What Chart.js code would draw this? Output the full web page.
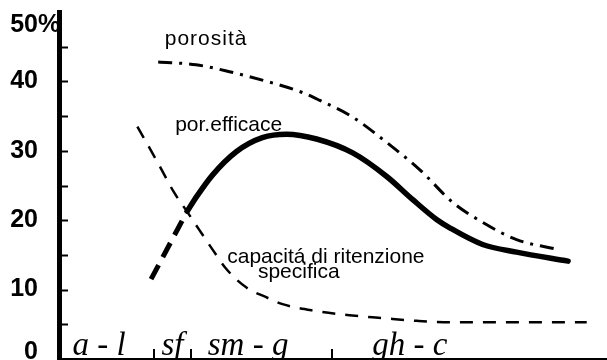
<!DOCTYPE html>
<html lang="it">
<head>
<meta charset="utf-8">
<title>Porosità ed efficace</title>
<script src="https://cdn.jsdelivr.net/npm/chart.js@4"></script>
<style>
  body { margin: 0; background: #fff; }
  #wrap { position: relative; width: 607px; height: 360px; }
</style>
</head>
<body>
<div id="wrap"><canvas id="chart"></canvas></div>
<script>
// Grain size classes along the bottom (x runs 0-100)
const classLabels = ['a - l', 'sf', 'sm - g', 'gh - c'];
const classCenters = [7.3, 20.7, 34.5, 64.0];
const classBounds = [17.4, 24.1, 49.9];

// Y axis
const yTicks = [0, 10, 20, 30, 40, 50];
const yTickLabels = ['0', '10', '20', '30', '40', '50%'];
const yMinorStep = 5;

// porosità (dash-dot)
const porositaX = [18.1, 25.0, 31.1, 38.4, 44.4, 47.5, 53.5, 59.8, 65.8, 71.8, 77.3, 83.5, 90.9];
const porositaY = [42.8, 42.4, 41.4, 39.9, 38.4, 37.3, 34.9, 31.2, 27.3, 22.6, 19.7, 17.2, 15.8];

// por. efficace (thick line) and its dashed start
const efficaceX = [23.4, 25.2, 28.0, 32.4, 37.1, 41.5, 47.0, 53.6, 59.8, 64.5, 68.9, 71.3, 77.3, 83.5, 92.9];
const efficaceY = [21.3, 23.5, 26.5, 29.9, 31.9, 32.4, 31.7, 29.7, 26.3, 23.0, 20.1, 18.9, 16.5, 15.4, 14.1];
const efficaceStartX = [16.8, 23.4];
const efficaceStartY = [11.5, 21.3];

// capacità di ritenzione specifica (dashed)
const ritenzioneX = [14.3, 18.3, 21.0, 23.4, 25.6, 28.0, 30.5, 34.2, 37.8, 40.8, 47.0, 53.0, 59.0, 65.3, 71.3, 80.4, 96.3];
const ritenzioneY = [33.5, 27.9, 24.0, 21.2, 18.6, 15.8, 13.0, 10.3, 8.9, 7.9, 6.9, 6.3, 5.9, 5.5, 5.3, 5.3, 5.3];

// Curve captions, anchored in data units (left edge, baseline)
const curveLabels = [
  { text: 'porosità', x: 19.3, y: 45.2, spacing: '1px' },
  { text: 'por.efficace', x: 21.2, y: 32.9, spacing: '0px' },
  { text: 'capacitá di ritenzione', x: 30.7, y: 13.8, spacing: '0px' },
  { text: 'specifica', x: 36.3, y: 11.7, spacing: '0px' }
];

const toPoints = (xs, ys) => xs.map((x, i) => ({ x, y: ys[i] }));

const decorations = {
  id: 'decorations',
  afterDraw(chart) {
    const { ctx, chartArea, scales: { x, y } } = chart;
    const base = y.getPixelForValue(0);
    ctx.save();
    ctx.fillStyle = '#000';
    ctx.strokeStyle = '#000';

    // base line
    ctx.lineWidth = 2;
    ctx.beginPath();
    ctx.moveTo(chartArea.left, base);
    ctx.lineTo(chartArea.right, base);
    ctx.stroke();

    // tick marks pointing into the plot
    for (let v = yMinorStep; v < y.max; v += yMinorStep) {
      const py = Math.round(y.getPixelForValue(v)) + 0.5;
      ctx.beginPath();
      ctx.moveTo(chartArea.left, py);
      ctx.lineTo(chartArea.left + 9, py);
      ctx.stroke();
    }

    // y labels, right-aligned on the digits
    ctx.font = "bold 25px 'Liberation Sans Narrow', 'Liberation Sans', sans-serif";
    ctx.textBaseline = 'middle';
    ctx.textAlign = 'left';
    const labelRight = chartArea.left - 21;
    yTicks.forEach((v, i) => {
      const label = yTickLabels[i];
      const w = ctx.measureText(label.replace('%', '')).width;
      const py = Math.min(Math.max(y.getPixelForValue(v), 25), 352);
      ctx.fillText(label, labelRight - w, py);
    });

    // class boundaries on the base line
    ctx.lineWidth = 2;
    classBounds.forEach(b => {
      const px = Math.round(x.getPixelForValue(b));
      ctx.beginPath();
      ctx.moveTo(px, base);
      ctx.lineTo(px, base - 10);
      ctx.stroke();
    });

    // class names
    ctx.font = "italic 33px 'Liberation Serif', 'DejaVu Serif', serif";
    ctx.textAlign = 'center';
    ctx.textBaseline = 'alphabetic';
    classLabels.forEach((t, i) => {
      ctx.fillText(t, x.getPixelForValue(classCenters[i]), base - 4);
    });

    // curve captions
    ctx.font = "21px 'Liberation Sans', Arial, sans-serif";
    ctx.textAlign = 'left';
    curveLabels.forEach(l => {
      ctx.letterSpacing = l.spacing;
      ctx.fillText(l.text, x.getPixelForValue(l.x), y.getPixelForValue(l.y));
    });
    ctx.restore();
  }
};

document.addEventListener('DOMContentLoaded', () => {
  const ctx = document.getElementById('chart');
  new Chart(ctx, {
    type: 'line',
    data: {
      datasets: [
        {
          label: 'porosità',
          data: toPoints(porositaX, porositaY),
          borderColor: '#000',
          borderWidth: 3,
          borderDash: [14, 7, 3, 7],
          cubicInterpolationMode: 'monotone'
        },
        {
          label: 'capacità di ritenzione specifica',
          data: toPoints(ritenzioneX, ritenzioneY),
          borderColor: '#000',
          borderWidth: 2.5,
          borderDash: [13, 10],
          cubicInterpolationMode: 'monotone'
        },
        {
          label: 'por. efficace (inizio)',
          data: toPoints(efficaceStartX, efficaceStartY),
          borderColor: '#000',
          borderWidth: 5,
          borderDash: [16, 9]
        },
        {
          label: 'por. efficace',
          data: toPoints(efficaceX, efficaceY),
          borderColor: '#000',
          borderWidth: 5.5,
          borderCapStyle: 'round',
          cubicInterpolationMode: 'monotone'
        }
      ]
    },
    options: {
      responsive: true,
      maintainAspectRatio: false,
      animation: false,
      layout: { padding: { top: 12, bottom: 1, left: 0, right: 0 } },
      elements: { point: { radius: 0 } },
      plugins: { legend: { display: false }, tooltip: { enabled: false } },
      scales: {
        x: { type: 'linear', min: 0, max: 100, display: false },
        y: {
          min: 0,
          max: 50,
          ticks: { display: false },
          grid: { display: false },
          border: { display: true, width: 5, color: '#000' },
          afterFit(scale) { scale.width = 59; }
        }
      }
    },
    plugins: [decorations]
  });
});
</script>
</body>
</html>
▬▬▬▬▬▬▬▬▬▬
Return the material exactly as given, apart from the pictures.

What Chart.js code would draw this? Output the full web page.
<!DOCTYPE html>
<html lang="it">
<head>
<meta charset="utf-8">
<title>Porosità ed efficace</title>
<script src="https://cdn.jsdelivr.net/npm/chart.js@4"></script>
<style>
  body { margin: 0; background: #fff; }
  #wrap { position: relative; width: 607px; height: 360px; }
</style>
</head>
<body>
<div id="wrap"><canvas id="chart"></canvas></div>
<script>
// Grain size classes along the bottom (x runs 0-100)
const classLabels = ['a - l', 'sf', 'sm - g', 'gh - c'];
const classCenters = [7.3, 20.7, 34.5, 64.0];
const classBounds = [17.4, 24.1, 49.9];

// Y axis
const yTicks = [0, 10, 20, 30, 40, 50];
const yTickLabels = ['0', '10', '20', '30', '40', '50%'];
const yMinorStep = 5;

// porosità (dash-dot)
const porositaX = [18.1, 25.0, 31.1, 38.4, 44.4, 47.5, 53.5, 59.8, 65.8, 71.8, 77.3, 83.5, 90.9];
const porositaY = [42.8, 42.4, 41.4, 39.9, 38.4, 37.3, 34.9, 31.2, 27.3, 22.6, 19.7, 17.2, 15.8];

// por. efficace (thick line) and its dashed start
const efficaceX = [23.4, 25.2, 28.0, 32.4, 37.1, 41.5, 47.0, 53.6, 59.8, 64.5, 68.9, 71.3, 77.3, 83.5, 92.9];
const efficaceY = [21.3, 23.5, 26.5, 29.9, 31.9, 32.4, 31.7, 29.7, 26.3, 23.0, 20.1, 18.9, 16.5, 15.4, 14.1];
const efficaceStartX = [16.8, 23.4];
const efficaceStartY = [11.5, 21.3];

// capacità di ritenzione specifica (dashed)
const ritenzioneX = [14.3, 18.3, 21.0, 23.4, 25.6, 28.0, 30.5, 34.2, 37.8, 40.8, 47.0, 53.0, 59.0, 65.3, 71.3, 80.4, 96.3];
const ritenzioneY = [33.5, 27.9, 24.0, 21.2, 18.6, 15.8, 13.0, 10.3, 8.9, 7.9, 6.9, 6.3, 5.9, 5.5, 5.3, 5.3, 5.3];

// Curve captions, anchored in data units (left edge, baseline)
const curveLabels = [
  { text: 'porosità', x: 19.3, y: 45.2, spacing: '1px' },
  { text: 'por.efficace', x: 21.2, y: 32.9, spacing: '0px' },
  { text: 'capacitá di ritenzione', x: 30.7, y: 13.8, spacing: '0px' },
  { text: 'specifica', x: 36.3, y: 11.7, spacing: '0px' }
];

const toPoints = (xs, ys) => xs.map((x, i) => ({ x, y: ys[i] }));

const decorations = {
  id: 'decorations',
  afterDraw(chart) {
    const { ctx, chartArea, scales: { x, y } } = chart;
    const base = y.getPixelForValue(0);
    ctx.save();
    ctx.fillStyle = '#000';
    ctx.strokeStyle = '#000';

    // base line
    ctx.lineWidth = 2;
    ctx.beginPath();
    ctx.moveTo(chartArea.left, base);
    ctx.lineTo(chartArea.right, base);
    ctx.stroke();

    // tick marks pointing into the plot
    for (let v = yMinorStep; v < y.max; v += yMinorStep) {
      const py = Math.round(y.getPixelForValue(v)) + 0.5;
      ctx.beginPath();
      ctx.moveTo(chartArea.left, py);
      ctx.lineTo(chartArea.left + 9, py);
      ctx.stroke();
    }

    // y labels, right-aligned on the digits
    ctx.font = "bold 25px 'Liberation Sans Narrow', 'Liberation Sans', sans-serif";
    ctx.textBaseline = 'middle';
    ctx.textAlign = 'left';
    const labelRight = chartArea.left - 21;
    yTicks.forEach((v, i) => {
      const label = yTickLabels[i];
      const w = ctx.measureText(label.replace('%', '')).width;
      const py = Math.min(Math.max(y.getPixelForValue(v), 25), 352);
      ctx.fillText(label, labelRight - w, py);
    });

    // class boundaries on the base line
    ctx.lineWidth = 2;
    classBounds.forEach(b => {
      const px = Math.round(x.getPixelForValue(b));
      ctx.beginPath();
      ctx.moveTo(px, base);
      ctx.lineTo(px, base - 10);
      ctx.stroke();
    });

    // class names
    ctx.font = "italic 33px 'Liberation Serif', 'DejaVu Serif', serif";
    ctx.textAlign = 'center';
    ctx.textBaseline = 'alphabetic';
    classLabels.forEach((t, i) => {
      ctx.fillText(t, x.getPixelForValue(classCenters[i]), base - 4);
    });

    // curve captions
    ctx.font = "21px 'Liberation Sans', Arial, sans-serif";
    ctx.textAlign = 'left';
    curveLabels.forEach(l => {
      ctx.letterSpacing = l.spacing;
      ctx.fillText(l.text, x.getPixelForValue(l.x), y.getPixelForValue(l.y));
    });
    ctx.restore();
  }
};

document.addEventListener('DOMContentLoaded', () => {
  const ctx = document.getElementById('chart');
  new Chart(ctx, {
    type: 'line',
    data: {
      datasets: [
        {
          label: 'porosità',
          data: toPoints(porositaX, porositaY),
          borderColor: '#000',
          borderWidth: 3,
          borderDash: [14, 7, 3, 7],
          cubicInterpolationMode: 'monotone'
        },
        {
          label: 'capacità di ritenzione specifica',
          data: toPoints(ritenzioneX, ritenzioneY),
          borderColor: '#000',
          borderWidth: 2.5,
          borderDash: [13, 10],
          cubicInterpolationMode: 'monotone'
        },
        {
          label: 'por. efficace (inizio)',
          data: toPoints(efficaceStartX, efficaceStartY),
          borderColor: '#000',
          borderWidth: 5,
          borderDash: [16, 9]
        },
        {
          label: 'por. efficace',
          data: toPoints(efficaceX, efficaceY),
          borderColor: '#000',
          borderWidth: 5.5,
          borderCapStyle: 'round',
          cubicInterpolationMode: 'monotone'
        }
      ]
    },
    options: {
      responsive: true,
      maintainAspectRatio: false,
      animation: false,
      layout: { padding: { top: 12, bottom: 1, left: 0, right: 0 } },
      elements: { point: { radius: 0 } },
      plugins: { legend: { display: false }, tooltip: { enabled: false } },
      scales: {
        x: { type: 'linear', min: 0, max: 100, display: false },
        y: {
          min: 0,
          max: 50,
          ticks: { display: false },
          grid: { display: false },
          border: { display: true, width: 5, color: '#000' },
          afterFit(scale) { scale.width = 59; }
        }
      }
    },
    plugins: [decorations]
  });
});
</script>
</body>
</html>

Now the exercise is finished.